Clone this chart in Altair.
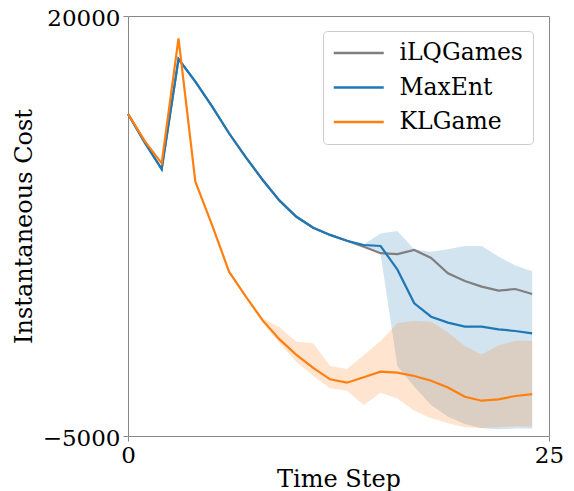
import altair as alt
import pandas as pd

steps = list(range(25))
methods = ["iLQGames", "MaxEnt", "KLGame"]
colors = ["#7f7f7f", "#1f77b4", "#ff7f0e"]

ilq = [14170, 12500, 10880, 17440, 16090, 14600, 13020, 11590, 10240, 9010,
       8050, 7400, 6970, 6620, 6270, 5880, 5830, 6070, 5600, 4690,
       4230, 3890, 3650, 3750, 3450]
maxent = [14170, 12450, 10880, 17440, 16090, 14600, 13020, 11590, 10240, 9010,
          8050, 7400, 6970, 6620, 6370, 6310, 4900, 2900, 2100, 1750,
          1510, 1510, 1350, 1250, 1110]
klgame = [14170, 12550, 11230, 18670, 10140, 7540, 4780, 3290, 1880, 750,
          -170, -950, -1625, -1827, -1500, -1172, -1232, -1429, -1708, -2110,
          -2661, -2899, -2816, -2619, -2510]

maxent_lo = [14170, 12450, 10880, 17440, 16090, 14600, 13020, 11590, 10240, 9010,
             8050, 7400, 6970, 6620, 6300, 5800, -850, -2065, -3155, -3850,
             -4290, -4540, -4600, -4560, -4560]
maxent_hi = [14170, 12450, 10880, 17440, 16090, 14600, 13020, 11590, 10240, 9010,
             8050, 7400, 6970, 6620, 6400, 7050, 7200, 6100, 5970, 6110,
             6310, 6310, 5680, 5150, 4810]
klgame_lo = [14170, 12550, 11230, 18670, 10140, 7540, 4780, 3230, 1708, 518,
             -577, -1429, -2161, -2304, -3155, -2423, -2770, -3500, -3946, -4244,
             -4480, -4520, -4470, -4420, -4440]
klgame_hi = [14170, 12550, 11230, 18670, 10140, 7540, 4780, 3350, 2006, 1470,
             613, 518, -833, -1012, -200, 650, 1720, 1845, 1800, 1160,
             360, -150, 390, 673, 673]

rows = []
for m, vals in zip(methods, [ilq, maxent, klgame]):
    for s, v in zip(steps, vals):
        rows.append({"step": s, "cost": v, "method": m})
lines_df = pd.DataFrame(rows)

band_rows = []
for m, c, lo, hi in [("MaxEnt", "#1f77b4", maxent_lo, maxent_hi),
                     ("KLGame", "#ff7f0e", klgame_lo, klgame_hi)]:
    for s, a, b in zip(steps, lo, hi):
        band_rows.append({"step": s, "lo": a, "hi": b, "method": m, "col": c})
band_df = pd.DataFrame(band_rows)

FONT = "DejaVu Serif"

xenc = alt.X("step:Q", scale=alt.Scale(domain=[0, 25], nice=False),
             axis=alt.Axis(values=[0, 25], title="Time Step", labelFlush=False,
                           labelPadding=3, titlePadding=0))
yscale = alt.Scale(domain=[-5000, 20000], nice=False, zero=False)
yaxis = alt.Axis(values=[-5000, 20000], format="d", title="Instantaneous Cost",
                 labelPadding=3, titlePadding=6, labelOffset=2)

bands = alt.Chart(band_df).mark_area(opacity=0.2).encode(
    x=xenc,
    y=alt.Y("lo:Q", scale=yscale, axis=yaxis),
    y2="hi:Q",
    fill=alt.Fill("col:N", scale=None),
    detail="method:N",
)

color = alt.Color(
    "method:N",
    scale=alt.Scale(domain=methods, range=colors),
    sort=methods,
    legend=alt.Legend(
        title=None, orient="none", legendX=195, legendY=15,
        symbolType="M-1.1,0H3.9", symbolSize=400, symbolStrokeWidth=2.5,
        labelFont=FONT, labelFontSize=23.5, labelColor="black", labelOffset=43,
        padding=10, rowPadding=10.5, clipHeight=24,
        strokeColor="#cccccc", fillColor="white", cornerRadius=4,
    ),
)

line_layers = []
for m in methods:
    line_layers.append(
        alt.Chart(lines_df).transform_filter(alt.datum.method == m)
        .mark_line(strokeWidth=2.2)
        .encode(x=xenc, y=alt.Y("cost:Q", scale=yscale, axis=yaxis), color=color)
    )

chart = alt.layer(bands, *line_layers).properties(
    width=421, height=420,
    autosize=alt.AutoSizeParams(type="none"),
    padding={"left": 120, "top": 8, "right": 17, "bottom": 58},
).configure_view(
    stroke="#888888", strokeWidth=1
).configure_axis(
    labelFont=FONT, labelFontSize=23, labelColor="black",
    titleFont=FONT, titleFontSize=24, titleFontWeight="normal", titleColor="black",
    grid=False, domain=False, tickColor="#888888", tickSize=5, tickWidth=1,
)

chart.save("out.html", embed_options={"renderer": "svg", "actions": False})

- **SHORT TASK**:
Repeat the material above in full and exactly, apart from the pictures.

- **TASK RESPONSE**:
Clone this chart in Altair.
import altair as alt
import pandas as pd

steps = list(range(25))
methods = ["iLQGames", "MaxEnt", "KLGame"]
colors = ["#7f7f7f", "#1f77b4", "#ff7f0e"]

ilq = [14170, 12500, 10880, 17440, 16090, 14600, 13020, 11590, 10240, 9010,
       8050, 7400, 6970, 6620, 6270, 5880, 5830, 6070, 5600, 4690,
       4230, 3890, 3650, 3750, 3450]
maxent = [14170, 12450, 10880, 17440, 16090, 14600, 13020, 11590, 10240, 9010,
          8050, 7400, 6970, 6620, 6370, 6310, 4900, 2900, 2100, 1750,
          1510, 1510, 1350, 1250, 1110]
klgame = [14170, 12550, 11230, 18670, 10140, 7540, 4780, 3290, 1880, 750,
          -170, -950, -1625, -1827, -1500, -1172, -1232, -1429, -1708, -2110,
          -2661, -2899, -2816, -2619, -2510]

maxent_lo = [14170, 12450, 10880, 17440, 16090, 14600, 13020, 11590, 10240, 9010,
             8050, 7400, 6970, 6620, 6300, 5800, -850, -2065, -3155, -3850,
             -4290, -4540, -4600, -4560, -4560]
maxent_hi = [14170, 12450, 10880, 17440, 16090, 14600, 13020, 11590, 10240, 9010,
             8050, 7400, 6970, 6620, 6400, 7050, 7200, 6100, 5970, 6110,
             6310, 6310, 5680, 5150, 4810]
klgame_lo = [14170, 12550, 11230, 18670, 10140, 7540, 4780, 3230, 1708, 518,
             -577, -1429, -2161, -2304, -3155, -2423, -2770, -3500, -3946, -4244,
             -4480, -4520, -4470, -4420, -4440]
klgame_hi = [14170, 12550, 11230, 18670, 10140, 7540, 4780, 3350, 2006, 1470,
             613, 518, -833, -1012, -200, 650, 1720, 1845, 1800, 1160,
             360, -150, 390, 673, 673]

rows = []
for m, vals in zip(methods, [ilq, maxent, klgame]):
    for s, v in zip(steps, vals):
        rows.append({"step": s, "cost": v, "method": m})
lines_df = pd.DataFrame(rows)

band_rows = []
for m, c, lo, hi in [("MaxEnt", "#1f77b4", maxent_lo, maxent_hi),
                     ("KLGame", "#ff7f0e", klgame_lo, klgame_hi)]:
    for s, a, b in zip(steps, lo, hi):
        band_rows.append({"step": s, "lo": a, "hi": b, "method": m, "col": c})
band_df = pd.DataFrame(band_rows)

FONT = "DejaVu Serif"

xenc = alt.X("step:Q", scale=alt.Scale(domain=[0, 25], nice=False),
             axis=alt.Axis(values=[0, 25], title="Time Step", labelFlush=False,
                           labelPadding=3, titlePadding=0))
yscale = alt.Scale(domain=[-5000, 20000], nice=False, zero=False)
yaxis = alt.Axis(values=[-5000, 20000], format="d", title="Instantaneous Cost",
                 labelPadding=3, titlePadding=6, labelOffset=2)

bands = alt.Chart(band_df).mark_area(opacity=0.2).encode(
    x=xenc,
    y=alt.Y("lo:Q", scale=yscale, axis=yaxis),
    y2="hi:Q",
    fill=alt.Fill("col:N", scale=None),
    detail="method:N",
)

color = alt.Color(
    "method:N",
    scale=alt.Scale(domain=methods, range=colors),
    sort=methods,
    legend=alt.Legend(
        title=None, orient="none", legendX=195, legendY=15,
        symbolType="M-1.1,0H3.9", symbolSize=400, symbolStrokeWidth=2.5,
        labelFont=FONT, labelFontSize=23.5, labelColor="black", labelOffset=43,
        padding=10, rowPadding=10.5, clipHeight=24,
        strokeColor="#cccccc", fillColor="white", cornerRadius=4,
    ),
)

line_layers = []
for m in methods:
    line_layers.append(
        alt.Chart(lines_df).transform_filter(alt.datum.method == m)
        .mark_line(strokeWidth=2.2)
        .encode(x=xenc, y=alt.Y("cost:Q", scale=yscale, axis=yaxis), color=color)
    )

chart = alt.layer(bands, *line_layers).properties(
    width=421, height=420,
    autosize=alt.AutoSizeParams(type="none"),
    padding={"left": 120, "top": 8, "right": 17, "bottom": 58},
).configure_view(
    stroke="#888888", strokeWidth=1
).configure_axis(
    labelFont=FONT, labelFontSize=23, labelColor="black",
    titleFont=FONT, titleFontSize=24, titleFontWeight="normal", titleColor="black",
    grid=False, domain=False, tickColor="#888888", tickSize=5, tickWidth=1,
)

chart.save("out.html", embed_options={"renderer": "svg", "actions": False})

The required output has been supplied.